Product selection for paraffin inhibitors is almost always performed in the laboratory. The employment of cold finger analyses and pour point suppression tests are often regarded as the most common laboratory means of determining which product will give the most desirable field results.
An accurate record of possible injection point temperature must be turned in with the sample. This parameter will most likely be the determining factor in generic product family selection. Crystal modifiers, for example, work best if they can be injected at temperatures higher than the oil’s cloud point. Applications feasible only at temperatures well below the cloud point will most likely result in the employment of dispersant and/or solvent based products.
A cold finger analysis measures the amount of precipitated wax from a predetermined volume of oil onto a removable metal “finger’‘. Several products can be tested at once using the apparatus. Once a blank or chemical free deposition rate is established a percent protection value can be calculated and used as a product selection guide. Further analyses with the initial product of choice at various injection rates can then be nm to determine the most economically feasible treatment program.

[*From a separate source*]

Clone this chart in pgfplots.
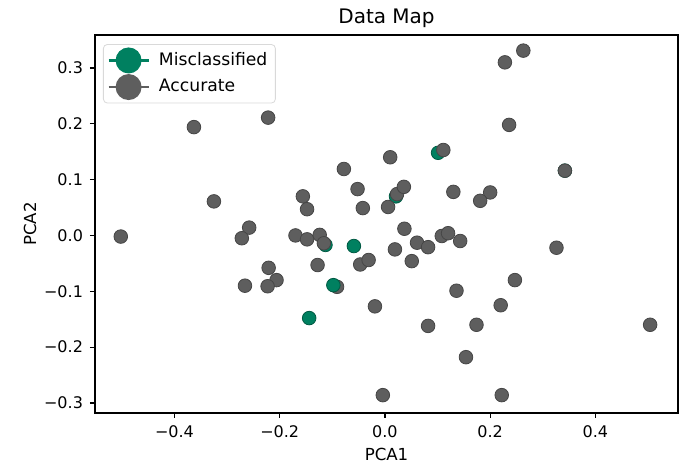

Pour point depressant tests are sometimes performed in place of or in conjunction with cold finger analyses. Many pipeline and oil companies will have predetermined pour point guidelines for oils entering their pipelines. The pour point depressant test is designed to meet or exceed those guidelines. To perform the test a chemical-free “blank” sample’s pour point is compared to those various treated samples. As with the cold finger analysis, a second trial is often performed on the product of choice to determine the most economical injection rate.